Set problem. Look below. Copy each line that has "document" in it.
☆ ☆ ☆
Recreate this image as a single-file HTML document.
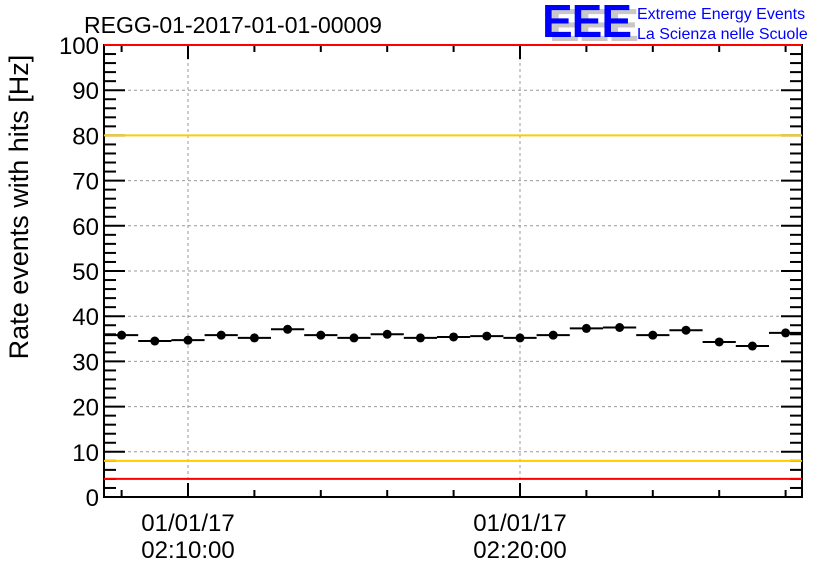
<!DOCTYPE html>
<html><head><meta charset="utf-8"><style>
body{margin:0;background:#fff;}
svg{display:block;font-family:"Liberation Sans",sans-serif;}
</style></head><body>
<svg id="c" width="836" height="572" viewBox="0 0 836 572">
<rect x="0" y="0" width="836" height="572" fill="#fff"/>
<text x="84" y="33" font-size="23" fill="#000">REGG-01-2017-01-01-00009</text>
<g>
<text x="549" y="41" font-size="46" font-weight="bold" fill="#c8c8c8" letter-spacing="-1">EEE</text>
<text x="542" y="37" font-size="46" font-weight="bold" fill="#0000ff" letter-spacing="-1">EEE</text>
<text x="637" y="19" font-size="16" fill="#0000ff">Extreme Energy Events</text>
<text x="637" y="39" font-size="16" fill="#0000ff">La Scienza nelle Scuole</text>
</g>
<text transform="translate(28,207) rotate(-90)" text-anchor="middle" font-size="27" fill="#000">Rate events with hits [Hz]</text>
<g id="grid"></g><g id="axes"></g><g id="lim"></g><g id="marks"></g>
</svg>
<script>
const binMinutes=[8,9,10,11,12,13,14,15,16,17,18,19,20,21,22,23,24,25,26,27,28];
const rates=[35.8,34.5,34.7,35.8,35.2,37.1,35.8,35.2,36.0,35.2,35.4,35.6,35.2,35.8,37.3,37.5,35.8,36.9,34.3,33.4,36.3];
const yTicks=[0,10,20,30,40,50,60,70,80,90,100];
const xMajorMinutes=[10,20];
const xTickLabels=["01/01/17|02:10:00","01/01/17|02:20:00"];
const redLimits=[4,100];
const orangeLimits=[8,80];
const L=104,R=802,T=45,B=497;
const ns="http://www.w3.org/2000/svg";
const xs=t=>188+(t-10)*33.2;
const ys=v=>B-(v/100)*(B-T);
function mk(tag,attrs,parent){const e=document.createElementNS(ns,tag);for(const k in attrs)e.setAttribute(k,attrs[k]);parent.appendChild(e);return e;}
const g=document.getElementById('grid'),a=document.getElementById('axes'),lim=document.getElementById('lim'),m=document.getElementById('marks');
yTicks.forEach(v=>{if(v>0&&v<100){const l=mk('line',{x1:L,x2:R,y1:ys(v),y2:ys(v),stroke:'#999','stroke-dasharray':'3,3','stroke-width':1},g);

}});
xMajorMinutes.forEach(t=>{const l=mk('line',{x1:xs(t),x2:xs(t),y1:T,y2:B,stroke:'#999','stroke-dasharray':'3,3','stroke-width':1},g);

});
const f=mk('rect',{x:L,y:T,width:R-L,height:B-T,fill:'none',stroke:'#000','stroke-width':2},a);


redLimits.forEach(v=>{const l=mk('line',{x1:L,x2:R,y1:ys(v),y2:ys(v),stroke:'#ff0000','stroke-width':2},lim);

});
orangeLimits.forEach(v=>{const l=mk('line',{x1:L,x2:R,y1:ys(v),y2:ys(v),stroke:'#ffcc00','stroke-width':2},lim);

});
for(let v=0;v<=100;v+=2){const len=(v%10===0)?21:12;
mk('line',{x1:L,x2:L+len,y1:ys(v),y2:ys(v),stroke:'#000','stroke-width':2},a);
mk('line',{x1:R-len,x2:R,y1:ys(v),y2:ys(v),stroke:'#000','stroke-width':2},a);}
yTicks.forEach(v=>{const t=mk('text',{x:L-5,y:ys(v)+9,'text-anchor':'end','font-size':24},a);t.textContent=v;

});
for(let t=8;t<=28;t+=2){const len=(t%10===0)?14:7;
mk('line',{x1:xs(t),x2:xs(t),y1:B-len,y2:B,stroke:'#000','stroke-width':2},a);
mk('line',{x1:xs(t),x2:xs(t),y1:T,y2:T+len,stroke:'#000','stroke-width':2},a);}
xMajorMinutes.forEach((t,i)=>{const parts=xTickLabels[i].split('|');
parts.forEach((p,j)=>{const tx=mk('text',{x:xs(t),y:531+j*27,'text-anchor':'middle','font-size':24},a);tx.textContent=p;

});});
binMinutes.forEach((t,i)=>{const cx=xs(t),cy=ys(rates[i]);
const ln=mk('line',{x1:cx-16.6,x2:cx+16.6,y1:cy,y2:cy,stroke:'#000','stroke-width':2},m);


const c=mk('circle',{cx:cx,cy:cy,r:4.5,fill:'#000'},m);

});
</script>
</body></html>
☆ ☆ ☆
Solution to this problem.
Recreate this image as a single-file HTML document.
function mk(tag,attrs,parent){const e=document.createElementNS(ns,tag);for(const k in attrs)e.setAttribute(k,attrs[k]);parent.appendChild(e);return e;}
const g=document.getElementById('grid'),a=document.getElementById('axes'),lim=document.getElementById('lim'),m=document.getElementById('marks');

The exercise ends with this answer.